The Oscar winner on learning from his mistakes, his latest role as a serial killer nurse – and why he’s not wearing a wedding ring
Drinking coffee in the restaurant of a central London hotel as jazz burbles away in the background, Eddie Redmayne is wearing faded blue jeans, a white sweatshirt and a scarf. No wedding band, though. Uh-oh. “‘Spotted without his ring!’” he says, mock-horrified. He misplaced it while shooting The Danish Girl eight years ago, which is only one of the reasons to lament that film. We’ll get to the others in good time.
He bought a replacement ring then lost that, too, so he gave up. On jewellery, that is, not marriage. “I am incredibly happily married so I’m afraid there’s no scoop there,” he says apologetically. The tone fits with his demeanour, which is that of a Saturday boy at John Lewis: posh, affable, sincerely regretful that he doesn’t have the item in your size. He just turned 41 but could pass for mid-20s. His tousled hair is rust-coloured, his skin frantic with freckles, his lips so plump they look like crimson jellies.

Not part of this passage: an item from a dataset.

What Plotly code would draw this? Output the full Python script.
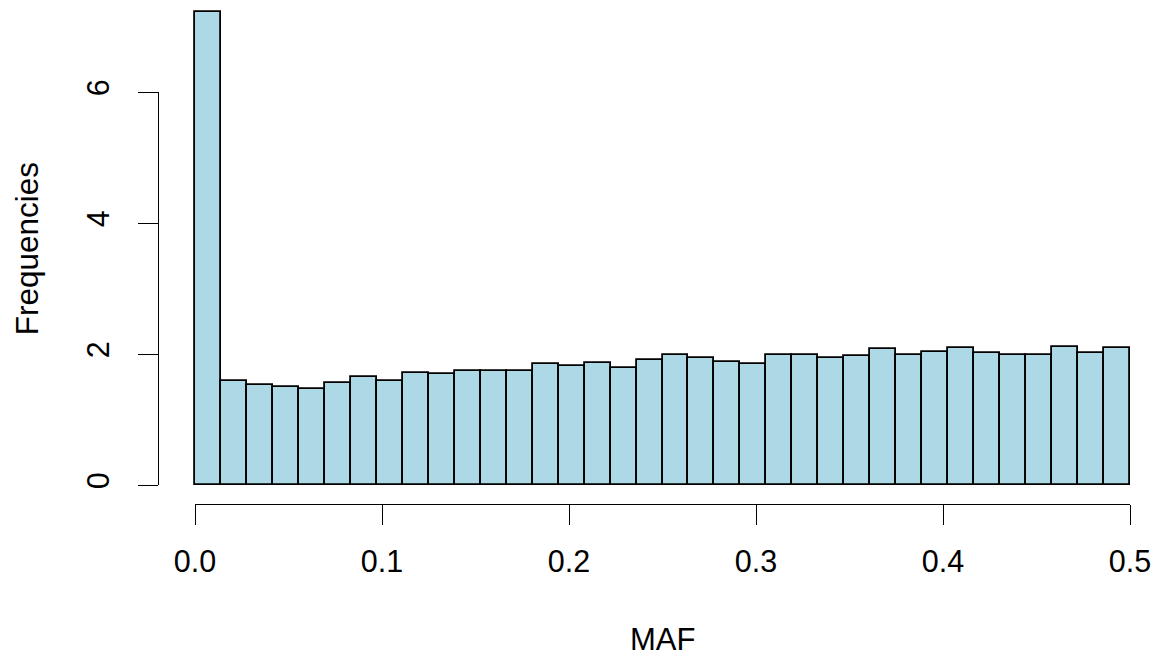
import plotly.graph_objects as go

# ---- data (density histogram of MAF, 36 bins on [0, 0.5]) ----
bin_start = 0.0
bin_end = 0.5
n_bins = 36
densities = [7.22, 1.585, 1.534, 1.504, 1.469, 1.560, 1.646, 1.590, 1.713, 1.700,
             1.750, 1.748, 1.748, 1.855, 1.824, 1.865, 1.789, 1.916, 1.982, 1.942,
             1.885, 1.850, 1.997, 1.987, 1.947, 1.967, 2.084, 1.987, 2.028, 2.099,
             2.018, 1.982, 1.997, 2.115, 2.018, 2.089]
x_ticks = [0.0, 0.1, 0.2, 0.3, 0.4, 0.5]
x_tick_labels = ["0.0", "0.1", "0.2", "0.3", "0.4", "0.5"]
y_ticks = [0, 2, 4, 6]
y_tick_labels = ["0", "2", "4", "6"]
x_title = "MAF"
y_title = "Frequencies"

bin_width = (bin_end - bin_start) / n_bins
centers = [bin_start + (i + 0.5) * bin_width for i in range(n_bins)]

# the page body has an 8px margin, so the figure is drawn 8px in from the window edge
OFF = 8
W, H = 1161 - OFF, 659 - OFF
FONT = "Liberation Sans, Arial, Helvetica, sans-serif"

fig = go.Figure()
fig.add_trace(go.Bar(
    x=centers, y=densities, width=[bin_width] * n_bins,
    marker=dict(color="#ADD8E6", line=dict(color="black", width=1.8)),
    xaxis="x", yaxis="y", showlegend=False, hoverinfo="x+y",
))
# invisible helper trace so the R-style axes (x2/y2) are drawn
fig.add_trace(go.Scatter(
    x=[x_ticks[0], x_ticks[-1]], y=[y_ticks[0], y_ticks[-1]],
    xaxis="x2", yaxis="y2", mode="markers",
    marker=dict(opacity=0), showlegend=False, hoverinfo="skip",
))

# reference pixel geometry (window coordinates) converted to figure coordinates
px_x0, px_x05 = 195.0 - OFF, 1130.0 - OFF      # x=0 and x=0.5
px_y0, px_y6 = 485.3 - OFF, 92.3 - OFF         # y=0 and y=6
left_px, bottom_px = 158.0 - OFF, 504.0 - OFF  # R plot-region edges

L, T, R = int(round(left_px)), 0, 0
B = int(round(H - bottom_px))
pw = W - L - R
ph = H - T - B
sx = (px_x05 - px_x0) / 0.5
sy = (px_y0 - px_y6) / 6.0
x_lo = (L - px_x0) / sx
x_hi = (W - R - px_x0) / sx
y_lo = -((H - B) - px_y0) / sy
y_hi = (px_y0 - T) / sy

fig.update_layout(
    width=W, height=H,
    margin=dict(l=L, r=R, t=T, b=B, pad=0, autoexpand=False),
    paper_bgcolor="white", plot_bgcolor="rgba(0,0,0,0)",
    font=dict(family=FONT, size=30, color="black"),
    bargap=0,
    xaxis=dict(range=[x_lo, x_hi], visible=False, fixedrange=True, automargin=False),
    yaxis=dict(range=[y_lo, y_hi], visible=False, fixedrange=True, automargin=False),
    xaxis2=dict(
        domain=[(px_x0 - L) / pw, (px_x05 - L) / pw],
        range=[x_ticks[0], x_ticks[-1]], anchor="free", position=0,
        showline=True, linecolor="black", linewidth=1.4,
        ticks="outside", ticklen=20, tickwidth=1.4, tickcolor="black",
        tickvals=x_ticks, ticktext=x_tick_labels,
        tickfont=dict(family=FONT, size=30.5, color="black"),
        ticklabelstandoff=10, automargin=False,
        showgrid=False, zeroline=False, fixedrange=True,
    ),
    yaxis2=dict(
        domain=[((H - B) - px_y0) / ph, ((H - B) - px_y6) / ph],
        range=[y_ticks[0], y_ticks[-1]], anchor="free", position=0,
        showline=True, linecolor="black", linewidth=1.4,
        ticks="outside", ticklen=20, tickwidth=1.4, tickcolor="black",
        tickvals=y_ticks, ticktext=y_tick_labels, tickangle=-90,
        tickfont=dict(family=FONT, size=30.5, color="black"),
        ticklabelstandoff=17, automargin=False,
        showgrid=False, zeroline=False, fixedrange=True,
    ),
    annotations=[
        dict(text=x_title, xref="paper", yref="paper",
             x=(662.5 - OFF - L) / pw, y=((H - B) - (639.5 - OFF)) / ph,
             xanchor="center", yanchor="middle", showarrow=False,
             font=dict(family=FONT, size=31, color="black")),
        # left-anchored at the figure's left edge so the rotated title box stays inside
        dict(text=y_title, xref="paper", yref="paper",
             x=(0 - L) / pw, y=((H - B) - (249.3 - OFF)) / ph,
             xanchor="left", yanchor="middle", showarrow=False, textangle=-90,
             borderpad=0,
             font=dict(family=FONT, size=31.5, color="black")),
    ],
)

fig.write_html("out.html")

A scarf stays knotted around his neck throughout our morning together; he picked up a nasty cold on his recent trip to the Golden Globes in Los Angeles, where he was in the running for best supporting actor for playing the serial killer Charles Cullen in The Good Nurse. When the sneezes come today, he whips out a comically large red handkerchief peppered with white dots, like a magician preparing to make the crockery vanish.
In fact, his party trick is quite the opposite: he makes awards appear. He got the big three (Oscar, Bafta, Golden Globe) for playing Stephen Hawking in The Theory of Everything, and an Olivier last year for his lizardly, mercurial Emcee in Cabaret, which also starred Jessie Buckley as Sally Bowles. A soundtrack recording, taped during live performances for added wildness, has just been released. Redmayne’s approach to the character, he says, “is that he would shape-shift and emerge as this Aryan conductor who could drop his baton in one of the champagne bottles at the end, and then walk off into the night. Whatever else is going on, he’s fucking fine.”